REPUBLIKA.CO.ID, JENEWA -- Badan Kesehatan Dunia (WHO) menyatakan jika satu dari 10 produk kesehatan yang beredar di negara berpendapatan rendah hingga sedang merupakan produk substandar atau palsu. Jenis obat antimalaria dan antibiotik yang paling banyak dilaporkan.
Sejak tahun 2013, WHO telah menerima 1.500 laporan kasus obat palsu. Dari jumlah ini, kedua jenis obat tersebut yang paling banyak dilaporkan. Sekitar 42 persen laporan berasal dari WHO wilayah Afrika, 21 persen dari WHO wilayah Amerika, dan 21persen laporan dari WHO wilayah Eropa.

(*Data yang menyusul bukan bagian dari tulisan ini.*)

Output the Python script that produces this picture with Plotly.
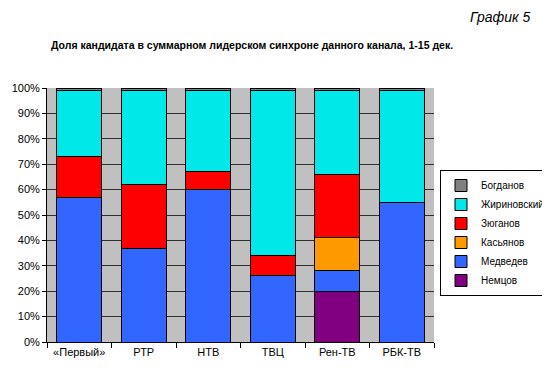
import plotly.graph_objects as go

categories = ["«Первый»", "РТР", "НТВ", "ТВЦ", "Рен-ТВ", "РБК-ТВ"]

# values in percent (stack order bottom -> top)
nemtsov     = [0, 0, 0, 0, 20, 0]
medvedev    = [57, 37, 60, 26, 8, 55]
kasyanov    = [0, 0, 0, 0, 13, 0]
zyuganov    = [16, 25, 7, 8, 25, 0]
zhirinovsky = [26, 37, 32, 65, 33, 44]
bogdanov    = [1, 1, 1, 1, 1, 1]

series = [
    ("Немцов", nemtsov, "#800080"),
    ("Медведев", medvedev, "#3366FF"),
    ("Касьянов", kasyanov, "#FF9900"),
    ("Зюганов", zyuganov, "#FF0000"),
    ("Жириновский", zhirinovsky, "#00E8E8"),
    ("Богданов", bogdanov, "#808080"),
]

W, H = 542, 367          # page has an 8px body margin
L, T, B, R = 39, 80, 334, 426
PW, PH = R - L, B - T

fig = go.Figure()
for name, vals, color in series:
    fig.add_trace(go.Bar(
        x=categories, y=vals, name=name,
        marker=dict(color=color, line=dict(color="#000000", width=1)),
    ))

fig.update_layout(
    barmode="stack",
    bargap=0.3,
    width=W, height=H,
    margin=dict(l=L, r=W - R, t=T, b=H - B, autoexpand=False),
    paper_bgcolor="white",
    plot_bgcolor="#C0C0C0",
    font=dict(family="Liberation Sans, Arial, sans-serif", size=11, color="black"),
    showlegend=True,
    legend=dict(
        xref="container", yref="container",
        x=(440 - 8) / W, y=1 - (170 - 8) / H, xanchor="left", yanchor="top",
        traceorder="reversed",
        bgcolor="white", bordercolor="black", borderwidth=1,
        font=dict(size=10),
        itemwidth=30, tracegroupgap=0,
    ),
    annotations=[
        dict(text="<b>Доля кандидата в суммарном лидерском синхроне данного канала, 1-15 дек.</b>",
             xref="paper", yref="paper", x=(244 - L) / PW, y=(B - 37) / PH,
             showarrow=False, font=dict(size=10.5), xanchor="center", yanchor="middle"),
        dict(text="<i>График 5</i>",
             xref="paper", yref="paper", x=(525 - L) / PW, y=(B - 9) / PH,
             showarrow=False, font=dict(size=14), xanchor="right", yanchor="middle"),
    ],
)

fig.update_yaxes(
    range=[0, 100], tickvals=list(range(0, 101, 10)),
    ticktext=[f"{v}%" for v in range(0, 101, 10)],
    showgrid=True, gridcolor="#303030", gridwidth=1,
    showline=True, linecolor="black", ticks="outside", ticklen=4, tickcolor="black",
    zeroline=False,
)
fig.update_xaxes(
    showline=True, linecolor="black", showgrid=False,
    ticks="outside", tickson="boundaries", ticklen=5, tickcolor="black",
)

fig.write_html("out.html")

Hal tersebut hanya sebagian kecil dari permasalahan atau kasus yang sesungguhnya. Contoh saja, hanya 8 persen laporan terkait obat palsu yang berasal dari WHO wilayah Pasifik Barat (Western Pacific Region), 6 persen dari WHO wilayah Mediterania Timur (Eastern Mediterranean Region), dan 2 persen dari WHO wilayah Asia Tenggara.
"Obat-obatan substandar atau palsu tidak hanya memberikan dampak yang tragis terhadap pasien maupun keluarganya, namun juga membawa ancaman resistensi antimikroba, sehingga menambah kekhawatiran obat-obat yang tidak lagi bekerja sebagaimana mestinya," ujar Deputi Direktur Jenderal untuk Akses Obat, Vaksin dan Farmasi di WHO Dr Maringela Simo.
Obat-obatan palsu tersebut yang tidak mampu menyembuhkan atau mencegah penyakit. Dengan kondisi itu, tidak hanya menimbulkan kerugian bagi individu dan sistem kesehatan yang membeli produk-produk , namun, obat-obatan palsu dapat menyebabkan penyakit serius, bahkan kematian.
"Obat-obatan substandar atau palsu khususnya berdampak pada masyarakat paling rentan terhadap penyakit," kata Direktur Jenderal WHO Dr. Tedros Adhanom Ghebreyesus melalui siaran pers yang diterima Republika.co.id, Rabu (29/11).
Sebuah kasus percontohan yang dilakukan oleh University of Edinburg memperkirakan setiap tahun sekitar 72 ribu hingga 169 ribu anak berpotensi meninggal dunia karena menderita penyakit pneumonia yang disebabkan oleh pengunaan antibiotik yang substandar atau palsu. Contoh kasus kedua dilakukan oleh London School of Hygene and Tropical Medicine, memperkirakan sekitar 116 ribu (64 ribu-158 ribu) kematian tambahan karena malaria dapat di sebabkan oleh konsumsi obat anti malaria substandard dan palsu di gurun Sahara, Afrika.